[Data listing]
────────────────────
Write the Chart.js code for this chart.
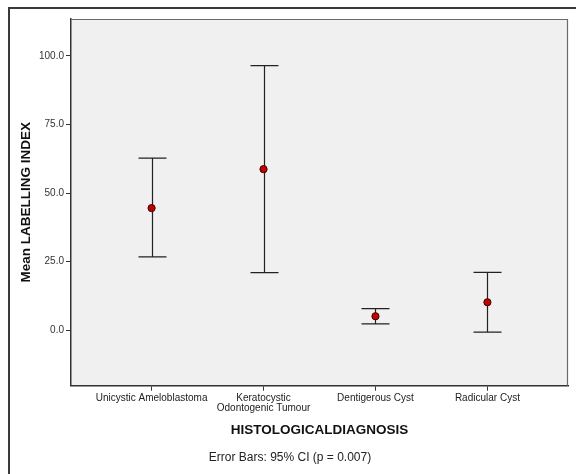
<!DOCTYPE html>
<html>
<head>
<meta charset="utf-8">
<script src="https://cdn.jsdelivr.net/npm/chart.js@4/dist/chart.umd.min.js"></script>
<style>
  html, body { margin: 0; padding: 0; background: #ffffff; }
  #wrap { position: relative; width: 576px; height: 474px; overflow: hidden; }
  #frame { position: absolute; left: 8px; top: 7px; width: 600px; height: 500px;
           border-left: 2px solid #3a3a3a; border-top: 2px solid #3a3a3a; }
  canvas { position: absolute; left: 0; top: 0; }
</style>
</head>
<body>
<div id="wrap">
  <div id="frame"></div>
  <canvas id="c" width="576" height="474"></canvas>
</div>
<script>
// ---- data ----
const categories = ['Unicystic Ameloblastoma', 'Keratocystic Odontogenic Tumour', 'Dentigerous Cyst', 'Radicular Cyst'];
const tickLabels = [['Unicystic Ameloblastoma'], ['Keratocystic', 'Odontogenic Tumour'], ['Dentigerous Cyst'], ['Radicular Cyst']];
const means = [44.5, 58.7, 5.1, 10.2];
const lowerCI = [26.7, 21.0, 2.3, -0.7];
const upperCI = [62.7, 96.4, 7.9, 21.1];
const yTicks = [0, 25, 50, 75, 100];
const yTitle = 'Mean LABELLING INDEX';
const xTitle = 'HISTOLOGICALDIAGNOSIS';
const footnote = 'Error Bars: 95% CI (p = 0.007)';

const FONT = '"Liberation Sans", Arial, Helvetica, sans-serif';

const plotBg = {
  id: 'plotBg',
  beforeDraw(chart) {
    const {ctx, chartArea: a} = chart;
    ctx.save();
    ctx.fillStyle = '#f0f0f0';
    ctx.fillRect(a.left, a.top, a.right - a.left, a.bottom - a.top);
    ctx.restore();
  },
  afterDraw(chart) {
    const {ctx, chartArea: a} = chart;
    ctx.save();
    ctx.strokeStyle = '#6a6a6a';
    ctx.lineWidth = 1.2;
    ctx.beginPath();
    ctx.moveTo(a.left, a.top + 0.5);
    ctx.lineTo(a.right - 0.5, a.top + 0.5);
    ctx.lineTo(a.right - 0.5, a.bottom);
    ctx.stroke();
    ctx.restore();
  }
};

const errorBars = {
  id: 'errorBars',
  beforeDatasetsDraw(chart) {
    const {ctx} = chart;
    const xs = chart.scales.x, ys = chart.scales.y;
    ctx.save();
    ctx.strokeStyle = '#222222';
    ctx.lineWidth = 1.2;
    for (let i = 0; i < categories.length; i++) {
      const px = Math.round(xs.getPixelForValue(i)) + 0.5;
      const yl = ys.getPixelForValue(lowerCI[i]);
      const yu = ys.getPixelForValue(upperCI[i]);
      const cap = 14;
      ctx.beginPath();
      ctx.moveTo(px, yu); ctx.lineTo(px, yl);
      ctx.moveTo(px - cap, yu); ctx.lineTo(px + cap, yu);
      ctx.moveTo(px - cap, yl); ctx.lineTo(px + cap, yl);
      ctx.stroke();
    }
    ctx.restore();
  }
};

const footnotePlugin = {
  id: 'footnote',
  afterDraw(chart, args, opts) {
    const {ctx} = chart;
    ctx.save();
    ctx.font = '12px ' + FONT;
    ctx.fillStyle = '#222222';
    ctx.textAlign = 'center';
    ctx.textBaseline = 'middle';
    ctx.fillText(opts.text, 290, 458);
    ctx.restore();
  }
};

new Chart(document.getElementById('c'), {
  type: 'scatter',
  data: {
    datasets: [{
      label: 'Mean',
      data: means.map((m, i) => ({x: i, y: m})),
      pointRadius: 3.6,
      pointBackgroundColor: '#c40000',
      pointBorderColor: '#3a0000',
      pointBorderWidth: 1,
      showLine: false
    }]
  },
  options: {
    responsive: false,
    animation: false,
    devicePixelRatio: 1,
    layout: { padding: { left: 0, right: 8, top: 19, bottom: 0 } },
    plugins: {
      legend: { display: false },
      tooltip: { enabled: false },
      footnote: { text: footnote }
    },
    scales: {
      x: {
        type: 'linear',
        min: -0.72,
        max: 3.72,
        afterBuildTicks(scale) {
          scale.ticks = categories.map((c, i) => ({value: i}));
        },
        afterFit(scale) { scale.height = 88.3; },
        ticks: {
          autoSkip: false,
          maxRotation: 0,
          minRotation: 0,
          padding: 3,
          color: '#222222',
          font: { family: FONT, size: 10, lineHeight: 0.95 },
          callback: (v) => tickLabels[v]
        },
        grid: { drawOnChartArea: false, drawTicks: true, tickLength: 5, color: '#333333' },
        border: { color: '#333333', width: 1.5 },
        title: {
          display: true,
          text: xTitle,
          color: '#111111',
          font: { family: FONT, size: 13.5, weight: 'bold' },
          padding: { top: 0, bottom: 35.9 }
        }
      },
      y: {
        type: 'linear',
        min: -20.2,
        max: 113.4,
        afterBuildTicks(scale) {
          scale.ticks = yTicks.map(v => ({value: v}));
        },
        afterFit(scale) { scale.width = 71; },
        ticks: {
          padding: 2,
          color: '#333333',
          font: { family: FONT, size: 10 },
          callback: (v) => Number(v).toFixed(1)
        },
        grid: { drawOnChartArea: false, drawTicks: true, tickLength: 5, color: '#333333' },
        border: { color: '#333333', width: 1.5 },
        title: {
          display: true,
          text: yTitle,
          color: '#111111',
          font: { family: FONT, size: 13.5, weight: 'bold' },
          padding: { top: 18, bottom: 0 }
        }
      }
    }
  },
  plugins: [plotBg, errorBars, footnotePlugin]
});
</script>
</body>
</html>
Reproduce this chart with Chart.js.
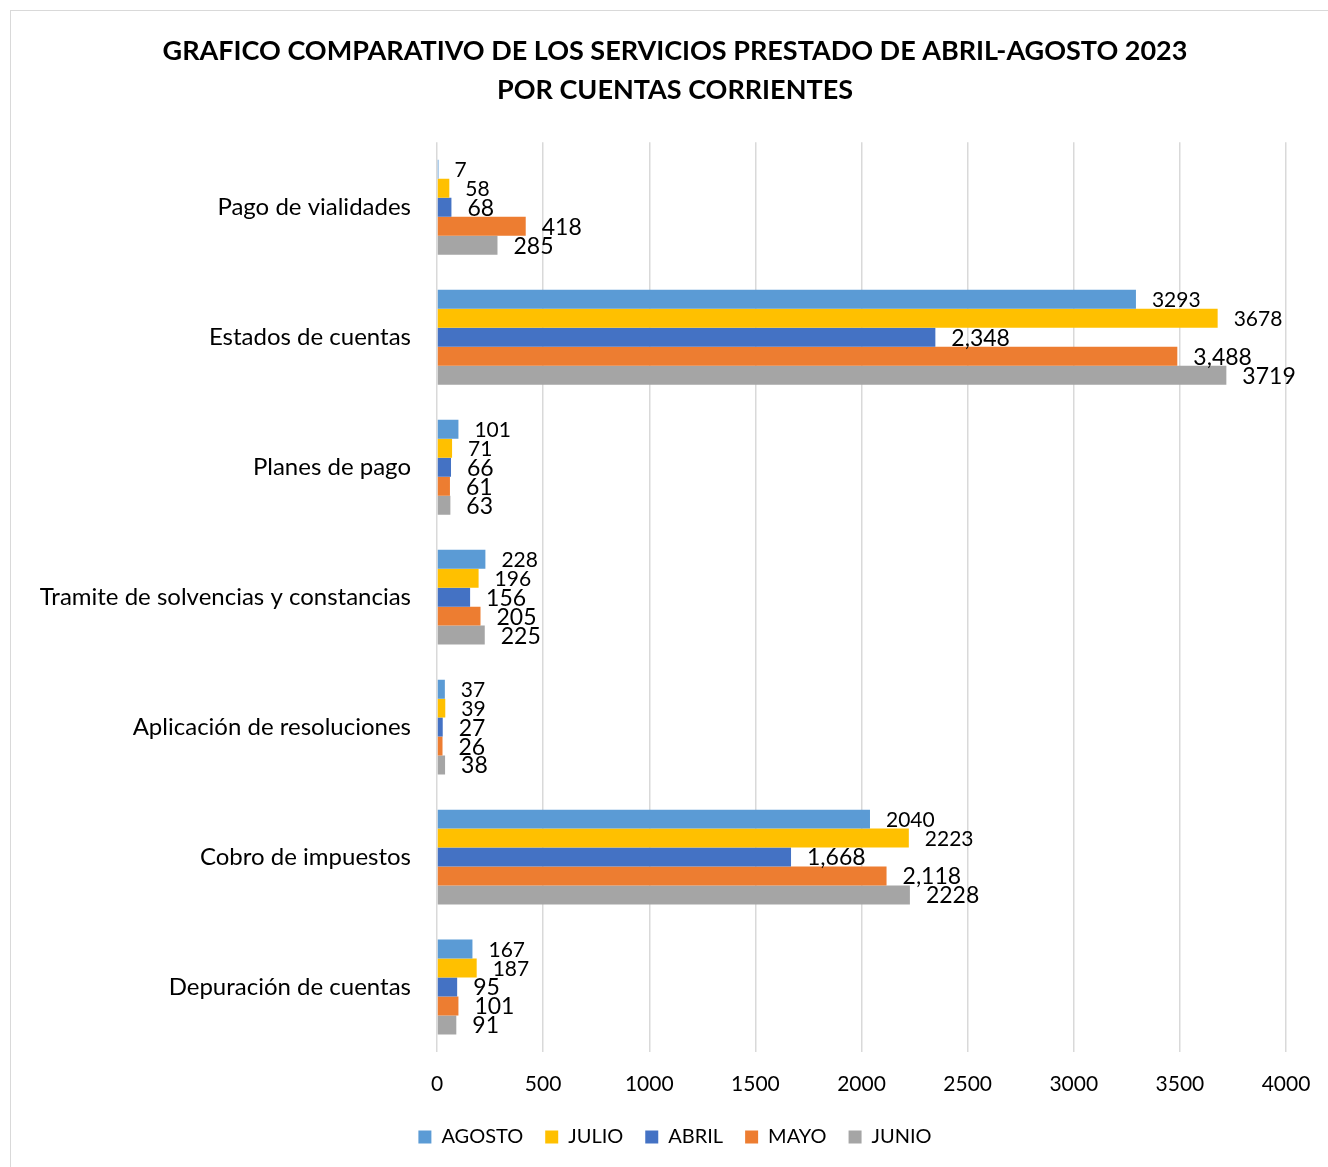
────────────────────
__WRITTEN EXERCISE__. Repeat only what lies between the start of the data and the end of the line containing "Arial, Helvetica, sans-serif';", exactly, with pictures left out.

__EXERCISE RESPONSE__.
Write the Chart.js code for this chart.
<!DOCTYPE html>
<html>
<head>
<meta charset="utf-8">
<script src="https://cdn.jsdelivr.net/npm/chart.js@4/dist/chart.umd.min.js"></script>
<style>
  html, body { margin: 0; padding: 0; background: #ffffff; }
  #wrap { position: relative; width: 576px; height: 474px; overflow: hidden; }
  #frame { position: absolute; left: 8px; top: 7px; width: 600px; height: 500px;
           border-left: 2px solid #3a3a3a; border-top: 2px solid #3a3a3a; }
  canvas { position: absolute; left: 0; top: 0; }
</style>
</head>
<body>
<div id="wrap">
  <div id="frame"></div>
  <canvas id="c" width="576" height="474"></canvas>
</div>
<script>
// ---- data ----
const categories = ['Unicystic Ameloblastoma', 'Keratocystic Odontogenic Tumour', 'Dentigerous Cyst', 'Radicular Cyst'];
const tickLabels = [['Unicystic Ameloblastoma'], ['Keratocystic', 'Odontogenic Tumour'], ['Dentigerous Cyst'], ['Radicular Cyst']];
const means = [44.5, 58.7, 5.1, 10.2];
const lowerCI = [26.7, 21.0, 2.3, -0.7];
const upperCI = [62.7, 96.4, 7.9, 21.1];
const yTicks = [0, 25, 50, 75, 100];
const yTitle = 'Mean LABELLING INDEX';
const xTitle = 'HISTOLOGICALDIAGNOSIS';
const footnote = 'Error Bars: 95% CI (p = 0.007)';

const FONT = '"Liberation Sans", Arial, Helvetica, sans-serif';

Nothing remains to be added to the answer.